Now that the citizens of Troy have voted to allow Sunday alcohol sales within city limits, it is up to the council to draft the ordinance to enact the policy.

The council could draft an ordinance that enforces the referendum as written, with alcohol sales allowed on and off premises after noon on Sundays, or they could add further parameters.

Council president Marcus Paramore, District 3, said he wants to enact the ordinance as voted on in the referendum. “I don’t think there’s any need to do anything different with it,” Paramore said. “I think the ordinance should mirror what the piece of local legislation stated. I think that’s what the people overwhelmingly voted in support of that.”

Paramore said the council will follow standard protocol with the ordinance, meaning it will be introduced for a first reading at the council’s Tuesday, October 24 meeting and could then be voted on during the November 14 meeting.

District 5 councilwoman Wanda Moultry said she’d like to look at further delaying the time that businesses can beginning selling alcohol.

“I think church people go out to eat around 1 p.m. or 2 p.m. to eat after church that don’t cook at home,” Moultry said. “I just want to respect that and have a timeframe when people don’t have to be subjected to that if they don’t want to be.”

District 2 councilman Greg Meeks said he would like to look into limiting on premises sales to restaurants, which would potentially exclude lounges.

“Personally, I prefer that we would exclude lounges from this,” Meeks said. “That’s what I’d like if it was up to me, but I’m open to options. We haven’t met to discuss this at any time because we wanted to let the people vote first.”

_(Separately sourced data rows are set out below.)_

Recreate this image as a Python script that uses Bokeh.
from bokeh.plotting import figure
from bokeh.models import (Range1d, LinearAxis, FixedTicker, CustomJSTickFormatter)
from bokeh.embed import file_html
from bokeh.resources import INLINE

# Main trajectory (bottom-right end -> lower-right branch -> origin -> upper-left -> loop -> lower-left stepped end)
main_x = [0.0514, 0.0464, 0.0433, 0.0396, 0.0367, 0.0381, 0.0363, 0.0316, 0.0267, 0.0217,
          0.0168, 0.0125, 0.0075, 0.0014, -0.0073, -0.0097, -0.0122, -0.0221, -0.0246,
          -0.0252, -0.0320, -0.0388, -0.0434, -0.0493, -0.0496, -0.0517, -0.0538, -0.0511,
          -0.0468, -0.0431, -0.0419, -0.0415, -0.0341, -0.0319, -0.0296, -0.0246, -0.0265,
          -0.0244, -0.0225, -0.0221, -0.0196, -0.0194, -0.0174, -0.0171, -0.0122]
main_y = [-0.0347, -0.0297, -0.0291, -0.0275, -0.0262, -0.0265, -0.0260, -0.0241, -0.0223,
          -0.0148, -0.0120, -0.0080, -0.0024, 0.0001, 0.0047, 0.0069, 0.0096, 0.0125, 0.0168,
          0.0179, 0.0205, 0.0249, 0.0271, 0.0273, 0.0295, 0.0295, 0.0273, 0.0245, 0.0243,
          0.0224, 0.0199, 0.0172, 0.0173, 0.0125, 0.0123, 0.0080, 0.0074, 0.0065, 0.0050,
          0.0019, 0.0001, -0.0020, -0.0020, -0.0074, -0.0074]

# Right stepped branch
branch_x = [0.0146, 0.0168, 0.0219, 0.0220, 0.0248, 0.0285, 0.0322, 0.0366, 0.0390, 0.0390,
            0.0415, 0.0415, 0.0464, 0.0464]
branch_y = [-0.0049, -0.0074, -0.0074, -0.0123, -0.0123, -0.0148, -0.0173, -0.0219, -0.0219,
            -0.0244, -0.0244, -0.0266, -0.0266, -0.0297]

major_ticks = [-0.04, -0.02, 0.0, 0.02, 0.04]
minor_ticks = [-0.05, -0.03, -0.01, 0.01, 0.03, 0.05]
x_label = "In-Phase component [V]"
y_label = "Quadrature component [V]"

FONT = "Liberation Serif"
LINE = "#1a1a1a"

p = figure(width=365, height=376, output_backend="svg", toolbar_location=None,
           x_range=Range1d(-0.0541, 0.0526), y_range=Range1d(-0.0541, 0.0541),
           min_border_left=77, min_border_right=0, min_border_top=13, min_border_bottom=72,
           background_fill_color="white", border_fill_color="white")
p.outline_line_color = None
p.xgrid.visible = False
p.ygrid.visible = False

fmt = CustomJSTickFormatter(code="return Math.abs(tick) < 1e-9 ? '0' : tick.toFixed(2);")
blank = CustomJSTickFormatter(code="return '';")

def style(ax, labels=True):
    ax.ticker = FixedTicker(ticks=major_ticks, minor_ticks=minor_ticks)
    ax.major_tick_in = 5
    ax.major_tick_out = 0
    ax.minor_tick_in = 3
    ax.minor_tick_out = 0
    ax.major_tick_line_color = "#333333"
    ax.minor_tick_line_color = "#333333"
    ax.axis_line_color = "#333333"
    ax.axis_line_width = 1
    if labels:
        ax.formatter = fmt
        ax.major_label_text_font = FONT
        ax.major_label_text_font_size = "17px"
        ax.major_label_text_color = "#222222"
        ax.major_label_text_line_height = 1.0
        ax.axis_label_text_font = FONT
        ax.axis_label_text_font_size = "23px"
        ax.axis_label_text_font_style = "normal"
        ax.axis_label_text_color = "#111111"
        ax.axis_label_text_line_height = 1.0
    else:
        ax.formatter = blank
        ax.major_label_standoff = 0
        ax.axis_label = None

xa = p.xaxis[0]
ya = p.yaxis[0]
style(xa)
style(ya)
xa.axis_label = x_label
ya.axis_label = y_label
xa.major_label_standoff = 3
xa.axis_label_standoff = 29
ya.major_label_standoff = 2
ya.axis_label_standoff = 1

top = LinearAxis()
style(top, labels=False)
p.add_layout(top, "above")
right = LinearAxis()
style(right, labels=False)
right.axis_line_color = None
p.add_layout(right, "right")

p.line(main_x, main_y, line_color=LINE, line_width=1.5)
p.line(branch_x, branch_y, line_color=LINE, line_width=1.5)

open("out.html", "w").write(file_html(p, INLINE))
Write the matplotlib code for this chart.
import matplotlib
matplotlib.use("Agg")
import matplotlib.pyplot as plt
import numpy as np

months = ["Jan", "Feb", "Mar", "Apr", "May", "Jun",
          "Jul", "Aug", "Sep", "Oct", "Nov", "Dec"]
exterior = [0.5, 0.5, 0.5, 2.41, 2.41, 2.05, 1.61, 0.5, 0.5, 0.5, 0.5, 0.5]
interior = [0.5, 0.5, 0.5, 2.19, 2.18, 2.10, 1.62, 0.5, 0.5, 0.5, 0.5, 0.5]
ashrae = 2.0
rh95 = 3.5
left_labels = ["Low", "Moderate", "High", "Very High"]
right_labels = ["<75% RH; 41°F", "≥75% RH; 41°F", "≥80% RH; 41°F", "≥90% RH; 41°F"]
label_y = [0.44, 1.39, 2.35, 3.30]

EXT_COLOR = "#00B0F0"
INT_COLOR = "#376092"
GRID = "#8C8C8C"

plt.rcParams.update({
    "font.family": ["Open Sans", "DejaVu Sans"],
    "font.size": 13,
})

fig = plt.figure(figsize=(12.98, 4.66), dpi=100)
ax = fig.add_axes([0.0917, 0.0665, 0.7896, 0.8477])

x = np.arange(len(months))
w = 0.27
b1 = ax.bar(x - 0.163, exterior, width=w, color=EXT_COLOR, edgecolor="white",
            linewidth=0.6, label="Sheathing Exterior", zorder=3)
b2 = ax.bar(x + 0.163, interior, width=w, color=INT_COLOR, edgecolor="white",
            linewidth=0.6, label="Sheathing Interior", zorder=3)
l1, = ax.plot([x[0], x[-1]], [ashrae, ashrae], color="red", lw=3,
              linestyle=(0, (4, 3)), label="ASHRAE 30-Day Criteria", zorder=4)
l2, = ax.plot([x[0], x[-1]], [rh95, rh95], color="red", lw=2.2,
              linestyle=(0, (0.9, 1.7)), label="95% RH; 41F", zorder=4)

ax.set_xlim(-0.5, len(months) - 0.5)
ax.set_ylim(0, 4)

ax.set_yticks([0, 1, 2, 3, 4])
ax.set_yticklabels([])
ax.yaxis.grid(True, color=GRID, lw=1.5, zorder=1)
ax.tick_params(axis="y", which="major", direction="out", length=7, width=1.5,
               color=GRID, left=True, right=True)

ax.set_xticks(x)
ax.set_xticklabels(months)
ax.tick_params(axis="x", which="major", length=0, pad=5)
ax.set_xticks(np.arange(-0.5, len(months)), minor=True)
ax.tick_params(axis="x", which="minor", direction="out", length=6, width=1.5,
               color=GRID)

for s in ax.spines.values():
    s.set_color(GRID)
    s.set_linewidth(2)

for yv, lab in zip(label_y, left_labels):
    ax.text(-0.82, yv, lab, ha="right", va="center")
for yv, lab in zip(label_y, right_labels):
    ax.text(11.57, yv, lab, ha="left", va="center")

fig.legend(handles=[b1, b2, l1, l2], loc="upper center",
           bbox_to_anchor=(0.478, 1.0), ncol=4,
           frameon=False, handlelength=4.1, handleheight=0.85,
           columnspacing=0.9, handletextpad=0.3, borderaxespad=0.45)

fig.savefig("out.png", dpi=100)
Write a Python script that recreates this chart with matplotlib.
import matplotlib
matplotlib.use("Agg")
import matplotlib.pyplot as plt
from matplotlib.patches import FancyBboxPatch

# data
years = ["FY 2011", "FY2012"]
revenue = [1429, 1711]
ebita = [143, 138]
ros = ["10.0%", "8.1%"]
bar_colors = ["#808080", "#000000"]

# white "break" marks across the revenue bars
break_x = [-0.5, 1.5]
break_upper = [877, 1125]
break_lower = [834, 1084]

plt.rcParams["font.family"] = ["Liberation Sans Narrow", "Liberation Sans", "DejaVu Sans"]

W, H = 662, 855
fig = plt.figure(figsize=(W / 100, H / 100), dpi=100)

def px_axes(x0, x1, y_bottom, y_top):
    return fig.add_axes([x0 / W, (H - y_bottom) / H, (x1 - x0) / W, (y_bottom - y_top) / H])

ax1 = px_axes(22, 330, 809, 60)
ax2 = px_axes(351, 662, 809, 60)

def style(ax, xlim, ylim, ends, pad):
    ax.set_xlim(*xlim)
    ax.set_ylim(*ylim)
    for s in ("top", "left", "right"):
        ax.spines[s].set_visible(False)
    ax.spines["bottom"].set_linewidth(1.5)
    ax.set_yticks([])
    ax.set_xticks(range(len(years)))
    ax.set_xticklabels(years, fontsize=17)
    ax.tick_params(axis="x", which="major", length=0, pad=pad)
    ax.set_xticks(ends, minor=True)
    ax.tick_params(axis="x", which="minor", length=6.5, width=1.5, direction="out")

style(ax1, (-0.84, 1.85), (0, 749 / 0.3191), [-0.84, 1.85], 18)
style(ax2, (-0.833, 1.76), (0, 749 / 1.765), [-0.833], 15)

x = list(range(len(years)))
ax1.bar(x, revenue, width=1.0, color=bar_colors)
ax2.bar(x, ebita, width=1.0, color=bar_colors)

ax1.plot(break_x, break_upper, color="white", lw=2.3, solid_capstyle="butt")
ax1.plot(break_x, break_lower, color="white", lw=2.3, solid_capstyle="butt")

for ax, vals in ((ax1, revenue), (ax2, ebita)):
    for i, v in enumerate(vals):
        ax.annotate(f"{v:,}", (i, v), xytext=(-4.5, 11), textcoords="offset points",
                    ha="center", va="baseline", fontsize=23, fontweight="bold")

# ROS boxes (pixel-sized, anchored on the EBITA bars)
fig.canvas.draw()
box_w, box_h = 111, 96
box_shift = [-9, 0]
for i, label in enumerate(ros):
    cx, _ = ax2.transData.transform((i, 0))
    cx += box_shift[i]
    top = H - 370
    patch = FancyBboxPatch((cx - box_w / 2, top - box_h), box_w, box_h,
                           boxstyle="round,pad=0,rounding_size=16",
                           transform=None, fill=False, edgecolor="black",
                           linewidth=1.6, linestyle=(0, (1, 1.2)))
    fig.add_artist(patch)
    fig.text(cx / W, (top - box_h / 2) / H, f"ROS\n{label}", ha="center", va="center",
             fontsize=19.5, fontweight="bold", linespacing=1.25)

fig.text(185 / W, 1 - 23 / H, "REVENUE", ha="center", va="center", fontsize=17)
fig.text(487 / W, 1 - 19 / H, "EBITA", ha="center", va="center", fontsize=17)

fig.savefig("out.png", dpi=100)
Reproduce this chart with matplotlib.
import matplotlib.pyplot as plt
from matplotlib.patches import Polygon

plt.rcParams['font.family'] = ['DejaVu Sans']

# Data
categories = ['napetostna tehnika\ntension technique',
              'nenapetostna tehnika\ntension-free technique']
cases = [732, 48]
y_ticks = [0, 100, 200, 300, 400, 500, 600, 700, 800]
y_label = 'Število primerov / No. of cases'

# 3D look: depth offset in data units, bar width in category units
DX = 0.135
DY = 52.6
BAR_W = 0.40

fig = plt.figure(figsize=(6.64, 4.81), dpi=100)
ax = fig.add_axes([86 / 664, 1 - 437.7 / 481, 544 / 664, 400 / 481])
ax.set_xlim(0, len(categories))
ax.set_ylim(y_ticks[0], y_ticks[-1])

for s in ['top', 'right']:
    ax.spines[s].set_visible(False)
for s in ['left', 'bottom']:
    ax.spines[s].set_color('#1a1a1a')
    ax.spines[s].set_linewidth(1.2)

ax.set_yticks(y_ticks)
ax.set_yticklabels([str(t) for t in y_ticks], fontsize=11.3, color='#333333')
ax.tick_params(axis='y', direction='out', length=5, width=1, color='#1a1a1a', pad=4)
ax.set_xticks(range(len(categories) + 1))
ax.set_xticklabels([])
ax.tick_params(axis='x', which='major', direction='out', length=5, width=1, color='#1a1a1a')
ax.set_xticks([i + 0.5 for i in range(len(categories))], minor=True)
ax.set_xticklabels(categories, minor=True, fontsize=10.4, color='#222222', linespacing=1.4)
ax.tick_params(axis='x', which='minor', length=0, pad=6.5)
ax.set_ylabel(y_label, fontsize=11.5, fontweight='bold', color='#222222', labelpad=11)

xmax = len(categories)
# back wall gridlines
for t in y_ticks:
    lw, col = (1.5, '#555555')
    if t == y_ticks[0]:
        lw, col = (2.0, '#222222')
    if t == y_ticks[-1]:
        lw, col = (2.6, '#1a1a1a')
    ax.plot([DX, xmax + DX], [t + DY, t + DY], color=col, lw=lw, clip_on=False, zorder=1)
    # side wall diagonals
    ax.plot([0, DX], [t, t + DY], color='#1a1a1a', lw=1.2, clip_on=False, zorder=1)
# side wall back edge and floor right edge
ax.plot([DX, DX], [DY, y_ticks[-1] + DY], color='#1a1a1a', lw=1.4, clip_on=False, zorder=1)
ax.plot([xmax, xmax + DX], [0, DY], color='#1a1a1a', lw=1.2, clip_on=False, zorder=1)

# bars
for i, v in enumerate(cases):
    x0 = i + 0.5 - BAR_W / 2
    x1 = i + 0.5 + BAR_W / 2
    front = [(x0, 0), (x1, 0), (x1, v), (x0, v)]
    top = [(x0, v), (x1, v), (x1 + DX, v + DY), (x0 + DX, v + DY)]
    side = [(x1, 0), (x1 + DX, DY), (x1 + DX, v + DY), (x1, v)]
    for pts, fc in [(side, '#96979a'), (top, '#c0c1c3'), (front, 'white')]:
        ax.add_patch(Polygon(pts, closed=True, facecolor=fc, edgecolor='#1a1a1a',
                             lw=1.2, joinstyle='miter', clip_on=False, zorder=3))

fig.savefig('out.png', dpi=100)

District 4 councilwoman Stephanie Baker said she has not yet looked into further parameters but would like to look at possibilities now that the vote has passed.

“I would like to research what our options are and what other communities have done and the effects it has had on other communities and businesses,” Baker said.

District 1 councilman Robert Jones could not be reached for comment at the time of publication.

Mayor Jason Reeves said the ordinance is in capable hands with the council.

“I think it’s important that we craft something that’s not only good for economic development, but something that protects and promotes responsibility. I believe the council will do that and I’m glad to work with them moving forward.”